Este fim de semana, e depois de algumas peripécias negociais que envolveram Gibraltar, o Conselho Europeu aprovou finalmente o acordo com o Reino Unido para o Brexit.

As reações foram diversas, embora podendo resumir-se a posição geral da seguinte forma: consternação pela confirmação da saída do Reino Unido da União Europeia; satisfação por essa saída poder ser feita de forma ordenada e negociada, em lugar de ser caótica e desordenada.

É importante, por agora, olhar para o acordo alcançado e perceber em que medida, a ser aprovado, vai ter implicações na vida de todos os europeus, incluindo, para já, dos britânicos. Refiro-me às consequências do acordo para a mobilidade de pessoas entre a União Europeia e o Reino Unido. Esta dimensão do acordo é também especialmente importante para Portugal, tendo em conta a relevante comunidade portuguesa que reside no Reino Unido, e o número de britânicos que vivem em Portugal e que aqui possuem investimentos, desde logo, no Algarve. Acresce ainda a questão da fronteira com a Irlanda do Norte, e a previsão de um backstop caso a ausência de controlo fronteiriço venha a revelar-se problemática durante o período transitório.

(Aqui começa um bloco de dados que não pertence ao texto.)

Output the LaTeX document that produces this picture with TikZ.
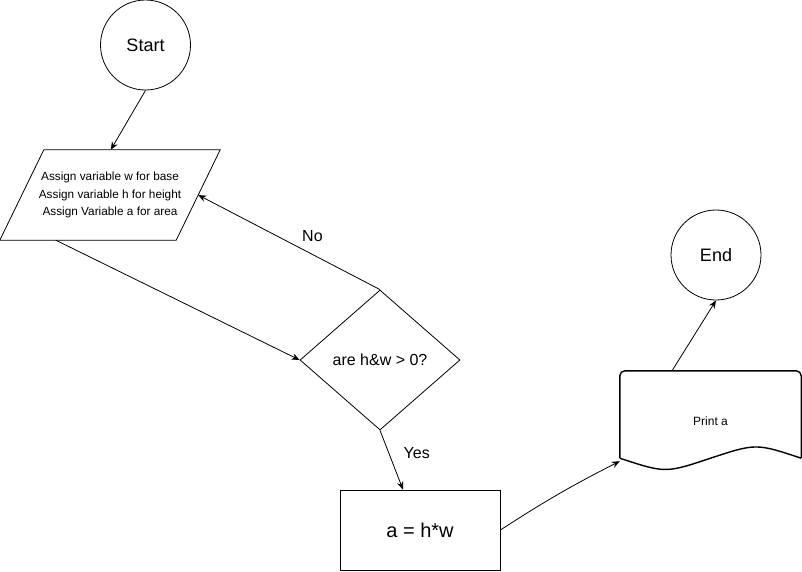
\documentclass[tikz,border=0pt]{standalone}
\usepackage{fontspec}
\setmainfont{Liberation Sans}
\usetikzlibrary{shapes.geometric, arrows.meta, calc}

\begin{document}
\begin{tikzpicture}[x=1pt, y=-1pt,
        every node/.style={font=\fontsize{12}{14}\selectfont},
        terminal/.style={circle, draw, line width=0.8pt, minimum size=90pt,
                         inner sep=0pt, font=\fontsize{18}{22}\selectfont},
        inputbox/.style={rectangle, minimum width=220pt, minimum height=90pt, inner sep=0pt,
                         align=center, font=\fontsize{11.8}{17.5}\selectfont},
        slantline/.style={line width=0.8pt},
        decision/.style={diamond, draw, line width=0.8pt, minimum width=160pt,
                         minimum height=140pt, inner sep=0pt, font=\fontsize{16}{19}\selectfont},
        process/.style={rectangle, draw, line width=0.8pt, minimum width=160pt,
                        minimum height=80pt, font=\fontsize{20}{24}\selectfont},
        docbox/.style={rectangle, minimum width=181pt, minimum height=87pt, inner sep=0pt},
        docline/.style={line width=1.4pt},
        flow/.style={-{Stealth[length=8pt, width=6.5pt]}, line width=0.8pt},
        edgelabel/.style={font=\fontsize{16}{19}\selectfont, inner sep=0pt}]
    % Fixed page size
    \useasboundingbox (0,0) rectangle (802,571);

    % Terminals
    \node[terminal] (start) at (145.5,45) {Start};
    \node[terminal] (finish) at (716,255) {End};

    % Input parallelogram
    \node[inputbox] (assign) at (110,195) {Assign variable w for base\\Assign variable h for height\\Assign Variable a for area};
    \draw[slantline] (assign.south west) -- ($(assign.north west)+(44,0)$) -- (assign.north east)
                     -- ($(assign.south east)+(-44,0)$) -- cycle;
    \coordinate (assignright) at ($(assign.east)+(-22,0)$);

    % Decision and process steps
    \node[decision] (check) at (380,360) {are h\&w > 0?};
    \node[process] (calc) at (420,530) {a = h*w};

    % Output document with wavy bottom
    \node[docbox] (doc) at (710.5,414.5) {};
    \node (doctext) at ([yshift=-6.5pt]doc.center) {Print a};
    \draw[docline, rounded corners=5pt] (doc.south west) -- (doc.north west) -- (doc.north east) -- (doc.south east);
    \draw[docline] (doc.south east) .. controls ($(doc.south)+(45.5,-15)$) .. (doc.south)
                   .. controls ($(doc.south)+(-45,15)$) .. (doc.south west);

    % Connections
    \draw[flow] (start.south) -- ([xshift=111pt]assign.north west);
    \draw[flow] ([xshift=56pt]assign.south west) -- (check.west);
    \draw[flow] (check.north) -- node[edgelabel, pos=0.41, shift={(7pt,15pt)}] {No} (assignright);
    \draw[flow] (check.south) -- node[edgelabel, pos=0.38, shift={(28pt,0pt)}] {Yes} ([xshift=-17pt]calc.north);
    \draw[flow] (calc.east) to[bend left=3] ([yshift=-3pt]doc.south west);
    \draw[flow] ([xshift=-38.5pt]doc.north) -- (finish.south);
\end{tikzpicture}
\end{document}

O acordo prevê a proteção do estatuto dos residentes atuais e das suas famílias, assegurando que podem continuar a beneficiar do estatuto de residência que possuem neste momento. Essa proteção abrange as suas famílias diretas. Esta medida permite descansar quase três milhões de pessoas que se encontram nessa situação. Todavia, podem já antecipar-se problemas complexos no futuro. Por exemplo, pode suceder que alguém deseje mudar de estatuto, de estudante para trabalhador, ou vice-versa. Pode suceder que alguém deseje suspender a residência por um tempo para, por exemplo, aceitar um projeto profissional noutro país, ou regressar temporariamente ao seu país de origem.

É certo que o acordo prevê um período transitório, e que a sua execução irá ainda exigir detalhes de aplicação, mas não creio que todas as dificuldades tenham sido inteiramente resolvidas.

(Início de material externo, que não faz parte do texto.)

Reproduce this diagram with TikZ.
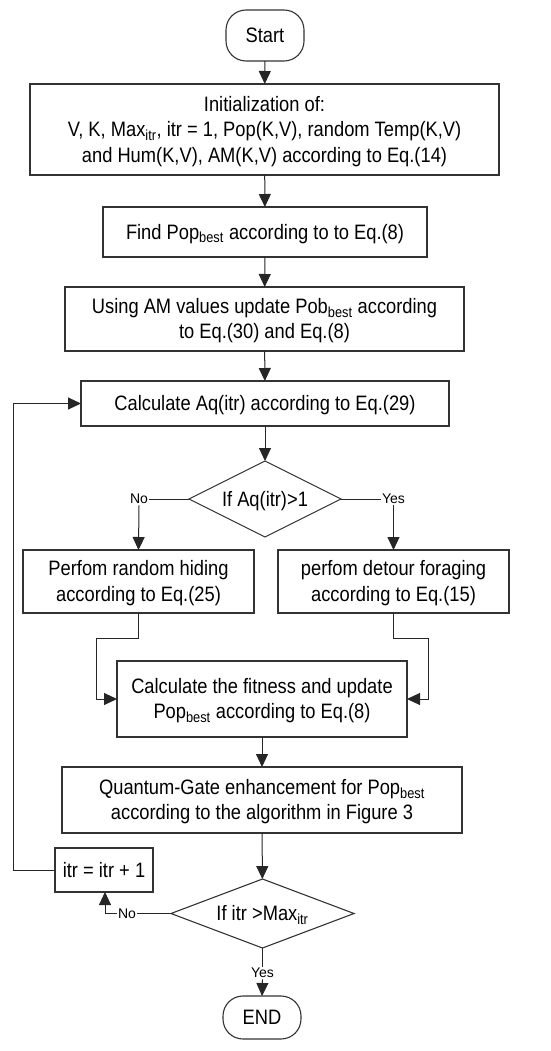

Se é certo que a situação dos residentes atuais é a que mais preocupa os negociadores, não é menos relevante o que sucederá no futuro, isto é, como se irá processar a mobilidade de pessoas depois da entrada em vigor do acordo.

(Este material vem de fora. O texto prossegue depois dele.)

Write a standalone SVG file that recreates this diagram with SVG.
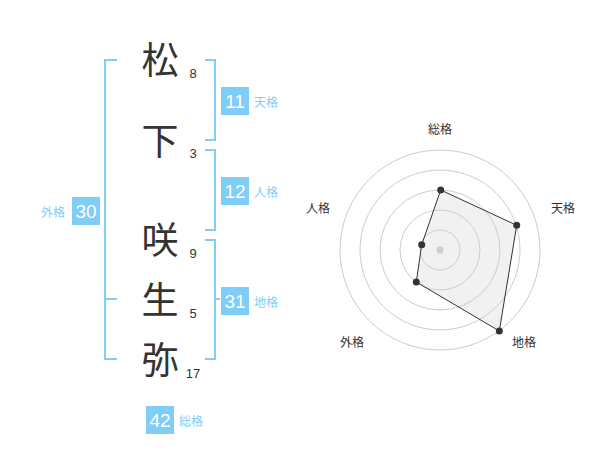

Aqui serão acordados, numa base negocial e caso a caso, acordos de vistos para fins específicos, bem como a previsão de uma isenção genérica de vistos para fins gerais, por um período limitado.

Isto levará a que, no futuro, a residência por períodos prolongados por cidadãos europeus no Reino Unido e de britânicos na União Europeia seja muito mais difícil. Isto terá impacto no investimento imobiliário, por exemplo, uma vez que este investimento se destinava, muitas vezes, a residência temporária.

Esta parte do acordo, embora não totalmente satisfatória, era inevitável, tanto mais que a pressão migratória foi um dos argumentos que levou os britânicos a votarem favoravelmente o Brexit. Neste aspeto, os negociadores europeus sempre foram muito claros: teria de existir reciprocidade.

Teremos ainda de esperar os desenvolvimentos do processo, mas, por agora, o Brexit vai mesmo acontecer e, embora ordenado, implicará uma alteração substancial da mobilidade entre a União Europeia e o Reino Unido. E esta alteração terá custos para todos, a começar pelos britânicos. É pena que só agora isto seja absolutamente claro para todos.